Overall, this seems like something this instructor is doing for fun rather than as an experiment in a formal extension of the prisoner's dilemma.

For my part, I'd opt for the 2, based on what I remember about undergraduate students. I have no formal reasoning to support this, however.

tl;dr As stated, this is neither an extension of the prisoner's dilemma, nor is it well-defined in any case. It seems to me that any suggested solution will require either additional data or additional assumptions. Either way, I'd choose 2 points, and I would be interested to see the outcome of this instructor's survey.

I'm afraid you need to re-read your notes :)

N-player prisoner's dilemma is well-known. Neither 2-player nor N-player assumes rational actors. EDIT: It assumes that payoffs are in a reasonable unit of utility (so we don't need to think about whether $1000 is worth 10 times as much as $100, or more, or less). That's a related point but not the same.

The second point doesn't make it undefined. If there are two people, and one opts for 2 points, then the 10% is exceeded and the condition is triggered. No confusion.

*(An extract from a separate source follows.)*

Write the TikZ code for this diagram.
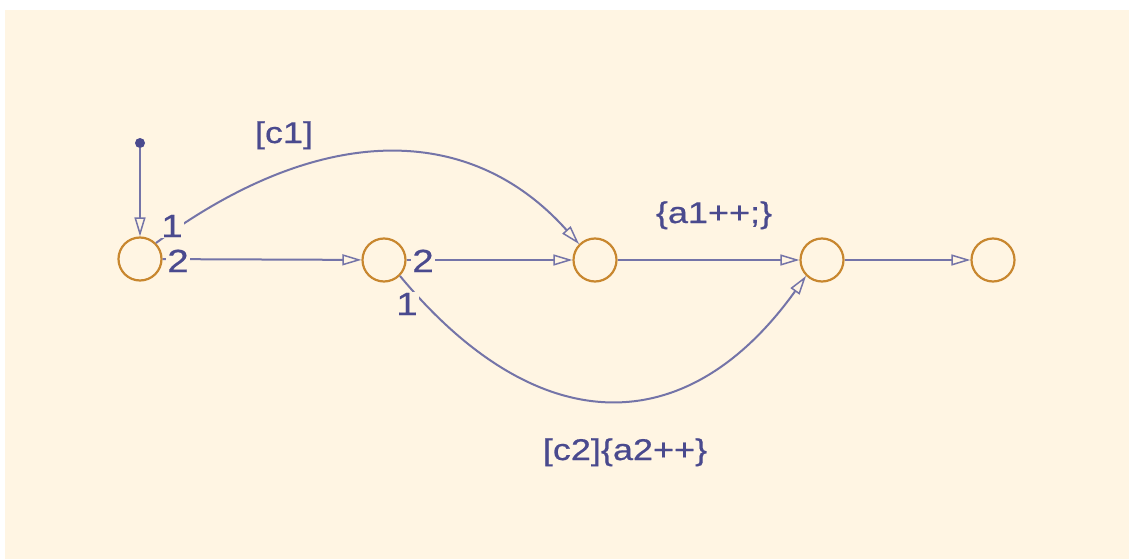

The prisoner's dilemma arises just as well if the payoff matrix is all positive. You just need T > R > P > S [https://en.wikipedia.org/wiki/Prisoner%27s_dilemma].

From your link,

>The prisoner's dilemma is a canonical example of a game analyzed in game theory that shows why two purely "rational" individuals might not cooperate,

The generalized prisoner's dilemma is indeed well-known; the name "prisoner's dilemma", without further qualification, does, however, refer to the case of two perfectly rational players (hence the title of the wiki article you linked). In either case, the generalized prisoner's dilemma generalizes the payoffs and penalties, but still assumes two players.

Perhaps you were thinking of the iterated prisoner's dilemma since it does deal with more than two players; however, the iterated prisoner's dilemma deals with playing the game more than once in succession, while here we have a single round with an unknown number of players.

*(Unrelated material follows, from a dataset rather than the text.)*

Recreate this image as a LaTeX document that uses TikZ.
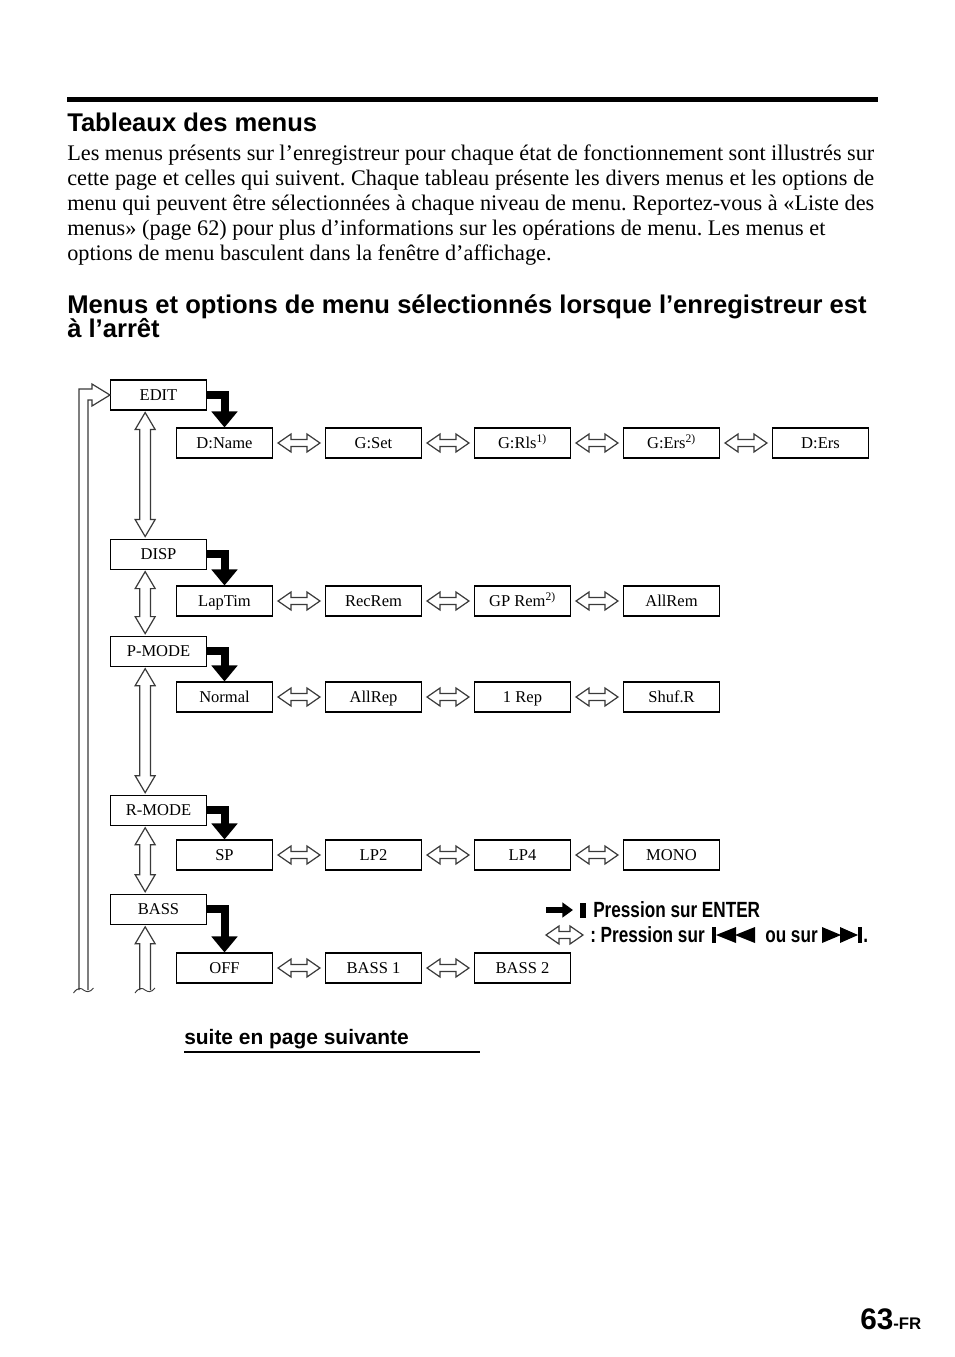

As it stands, the given problem is not a version of the prisoner's dilemma, but an entirely different sort of problem altogether. We could perhaps impose additional constraints in order to reduce it to some generalization of the prisoner's dilemma; in any case, as stated, we cannot say that this is "the prisoner's dilemma with extra credit" in any meaningful sense.

(significantly edited for clarity and organization)

Further edit: I am not aware of a canonical statement and solution of an N-player prisoner's dilemma. I would be interested in a reference.

The players don't have to be rational. It is interesting to study PD with non-rational players, e.g. when it arose as a model of the nuclear arms race. It's true that the PD also "shows why two purely 'rational' individuals might not cooperate" but that is not part of the defn of PD.

I was not confusing iterated and n-player versions.

For a ref, eg http://citeseerx.ist.psu.edu/viewdoc/download?doi=10.1.1.29.... and it gives some further citations.

All students get 2 points automatically, and the outcomes are +4, 0, and -2. That satisfies your demand for a negative outcome (and shows that your demand is unnecessary)
Is the class still curved? Because if so, then choosing 6 points would always be the correct strategy.